In this photo taken on Jan. 27, 2012 a cruise liner is moored in Venice, Italy, as St. Mark's bell tower, left, is visible in background.
Luigi Costantini, Associated Press
VENICE, Italy — It's a matter of perspective. From aboard a 12-deck cruise liner, the sight of St. Mark's Square, the Doge's Palace and Bridge of Sighs gliding past from a cabin balcony is a breathtaking thrill.
But against the backdrop of Venice's storied canals and Byzantine architecture, these floating condominiums present a jarring sight, out of scale and sync with the surroundings.
The fatal grounding of the Costa Concordia off the Tuscan coast has sharpened the focus on the largely unchecked boom of these ever-larger luxury liners, and nowhere more so than in Venice, a fragile city already struggling against mass tourism and the steady deterioration of its underwater foundations.
There's growing clamor for an urgent rethink to the expanding cruise liner traffic through Venice's historic center. Critics point not only to a threat of accidents, but also air and water pollution, and the injection of an additional 2 million more tourists a year into a city already under constant siege.
The city wants to reroute cruise ships arriving in Venice so they stay farther from St. Mark's and other prominent monuments as a possible step toward keeping them out of the lagoon altogether. And UNESCO, the U.N. culture organization, charges that the liners cause water tides that erode building foundations and pollute waterways.

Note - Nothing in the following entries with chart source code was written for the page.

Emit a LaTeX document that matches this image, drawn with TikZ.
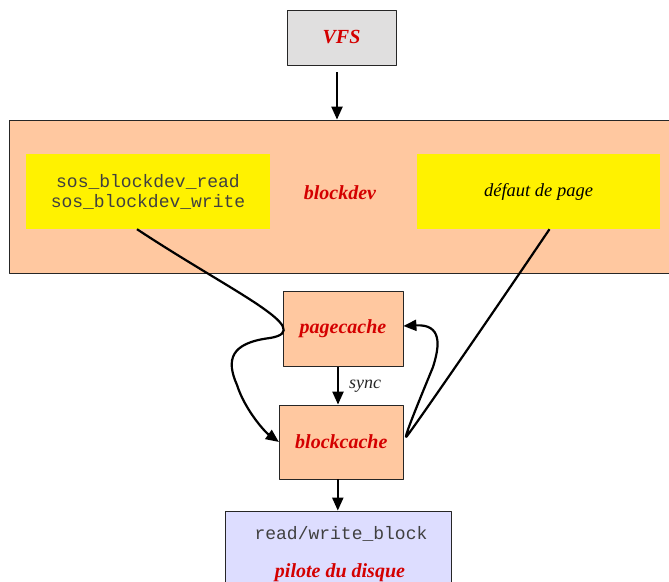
\documentclass[tikz,border=0pt]{standalone}
\usepackage{fontspec}
\setmainfont{Liberation Serif}
\setmonofont{Liberation Mono}
\usetikzlibrary{arrows.meta}
\definecolor{peach}{HTML}{FFC8A0}
\definecolor{vfsgray}{HTML}{E0DFDF}
\definecolor{lavender}{HTML}{DDDDFF}
\definecolor{lblred}{HTML}{D40000}
\tikzset{
  box/.style={draw=black!85,line width=0.8bp,rectangle,inner sep=0pt},
  hilite/.style={fill=yellow,rectangle,inner sep=0pt},
  lbl/.style={font=\fontsize{20bp}{22bp}\selectfont\bfseries\itshape,text=lblred},
  code/.style={font=\fontsize{18bp}{20bp}\selectfont\ttfamily,text=black!75},
  flow/.style={line width=2.2bp,-{Triangle[length=13bp,width=11bp]}},
}
\begin{document}
\begin{tikzpicture}[>=latex,line join=round,]
    \useasboundingbox (0bp,0bp) rectangle (669bp,582bp);
    \clip (0bp,0bp) rectangle (669bp,582bp);
    %%
    \node (vfs) at (341.5bp,544.5bp) [box,fill=vfsgray,minimum width=109bp,minimum height=55bp,lbl] {VFS};
    \node (blockdev) at (340bp,385.5bp) [box,fill=peach,minimum width=662bp,minimum height=153bp] {};
    \node (blockdevlbl) at (340bp,389bp) [lbl] {blockdev};
    \node (sosrw) at (148bp,390.5bp) [hilite,minimum width=244bp,minimum height=75bp,code,align=center] {sos\_blockdev\_read\\sos\_blockdev\_write};
    \node (defaut) at (538.5bp,390.5bp) [hilite,minimum width=243bp,minimum height=75bp,font=\fontsize{18.5bp}{20bp}\selectfont\itshape] {défaut de page};
    \node (pagecache) at (343bp,253bp) [box,fill=peach,minimum width=120bp,minimum height=75.5bp,lbl] {pagecache};
    \node (blockcache) at (341.3bp,140bp) [box,fill=peach,minimum width=124bp,minimum height=74bp,lbl] {blockcache};
    \node (pilote) at (338bp,26bp) [box,fill=lavender,minimum width=226bp,minimum height=90bp] {};
    \node (rwblock) at (341bp,48bp) [code] {read/write\_block};
    \node (pilotelbl) at (340bp,9bp) [lbl] {pilote du disque};
    \node (synclbl) at (365bp,196bp) [font=\fontsize{18bp}{20bp}\selectfont\itshape,text=black!85] {sync};
    % straight links
    \draw [flow,shorten <=7bp] ([xshift=-4.5bp]vfs.south) -- ([xshift=-4.5bp]vfs.south |- blockdev.north);
    \draw [flow] ([xshift=-5bp]pagecache.south) -- ([xshift=-5bp]pagecache.south |- blockcache.north);
    \draw [flow] ([xshift=-3.5bp]blockcache.south) -- ([xshift=-3.5bp]blockcache.south |- pilote.north);
    % read/write goes round the page cache
    \draw [flow] ([xshift=-11bp]sosrw.south) ..controls (232bp,290bp) and (318bp,252bp)  .. (270bp,244bp)
        ..controls (230bp,239bp) and (226bp,222bp)  .. (237bp,197bp)
        ..controls (245bp,172bp) and (265bp,150bp)  .. (blockcache.west);
    % page fault: through the block cache back into the page cache
    \draw [flow] ([xshift=11bp]defaut.south) ..controls (480bp,250bp) and (414bp,155bp)  .. (407bp,146bp)
        ..controls (401bp,138bp) and (424bp,193bp)  .. (433bp,215bp)
        ..controls (440bp,237bp) and (442bp,258bp)  .. ([yshift=3bp]pagecache.east);
    %
\end{tikzpicture}
\end{document}
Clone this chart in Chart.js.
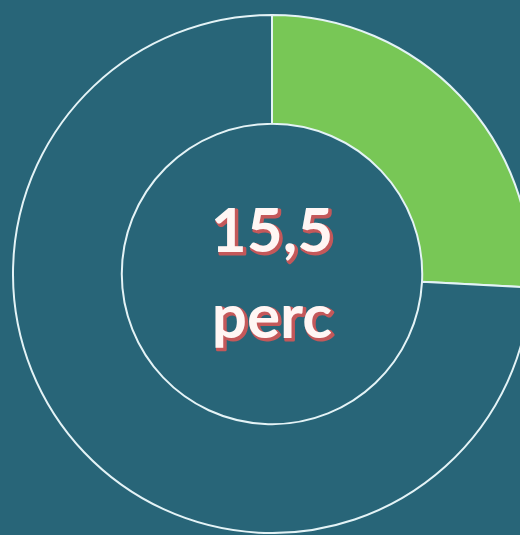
<!DOCTYPE html>
<html lang="hu">
<head>
    <meta charset="UTF-8">
    <title>15,5 perc</title>
    <script src="https://cdn.jsdelivr.net/npm/chart.js"></script>
    <style>
        html, body { margin: 0; width: 520px; height: 535px; overflow: hidden; background: #286578; }
        #chart-container { position: absolute; left: 12px; top: 14px; width: 520px; height: 520px; }
    </style>
</head>
<body>
    <div id="chart-container">
        <canvas id="timeChart"></canvas>
    </div>

    <script>
        const labels = ["Eltelt", "Hátralévő"];
        const minutes = [15.5, 44.5];
        const centerLines = ["15,5", "perc"];

        const centerText = {
            id: "centerText",
            afterDraw(chart) {
                const ctx = chart.ctx;
                const arc = chart.getDatasetMeta(0).data[0];
                const x = arc.x, y = arc.y;
                ctx.save();
                ctx.font = "bold 62px Lato, 'Open Sans', sans-serif";
                ctx.textAlign = "center";
                ctx.textBaseline = "middle";
                const offsets = [-42, 44];
                centerLines.forEach((line, i) => {
                    ctx.lineJoin = "round";
                    ctx.lineWidth = 3;
                    ctx.strokeStyle = "#c4585a";
                    ctx.strokeText(line, x + 2, y + offsets[i] + 2);
                    ctx.fillStyle = "#c4585a";
                    ctx.fillText(line, x + 2, y + offsets[i] + 2);
                    ctx.fillStyle = "#fff6f4";
                    ctx.fillText(line, x, y + offsets[i]);
                });
                ctx.restore();
            }
        };

        new Chart(document.getElementById("timeChart"), {
            type: "doughnut",
            data: {
                labels: labels,
                datasets: [{
                    data: minutes,
                    backgroundColor: ["#78c756", "#286578"],
                    borderColor: "#e4f3f6",
                    borderWidth: 2,
                    hoverOffset: 0
                }]
            },
            options: {
                responsive: true,
                maintainAspectRatio: false,
                animation: false,
                cutout: "58%",
                layout: { padding: 0 },
                plugins: {
                    legend: { display: false },
                    tooltip: { enabled: false }
                }
            },
            plugins: [centerText]
        });
    </script>
</body>
</html>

Venice in the space of 15 years has become one of the world's most important cruise destinations, the port serving as a lucrative turnaround point for 650 cruises a year — up to nine a day in high season. Since 1997, the number of passengers cruising through Venice has risen from 280,000 to 1.8 million last year.
"One third of all cruise ships worldwide come to Venice each year," said Roberto Perocchio, managing director of the Venice passenger terminal, which manages cruise traffic in the lagoon.
He expects the appetite for cruising to continue to grow, citing forecasts that the 5 million annual cruise passengers a year in Europe is expected to double by 2020.
If the cruise ships were modern buildings, which they strongly resemble, they would certainly not be allowed in Venice, a UNESCO heritage site that mandates the view of protected places cannot be permanently altered. But because they move, there is no official sanction against them.
Just a day after the grounding of the Costa Concordia, dozens of protesters demonstrated as an MSC cruise liner sailed across the St. Mark's basin. Grassroots opposition to the luxury liners predates the Costa disaster, but it has taken new impetus.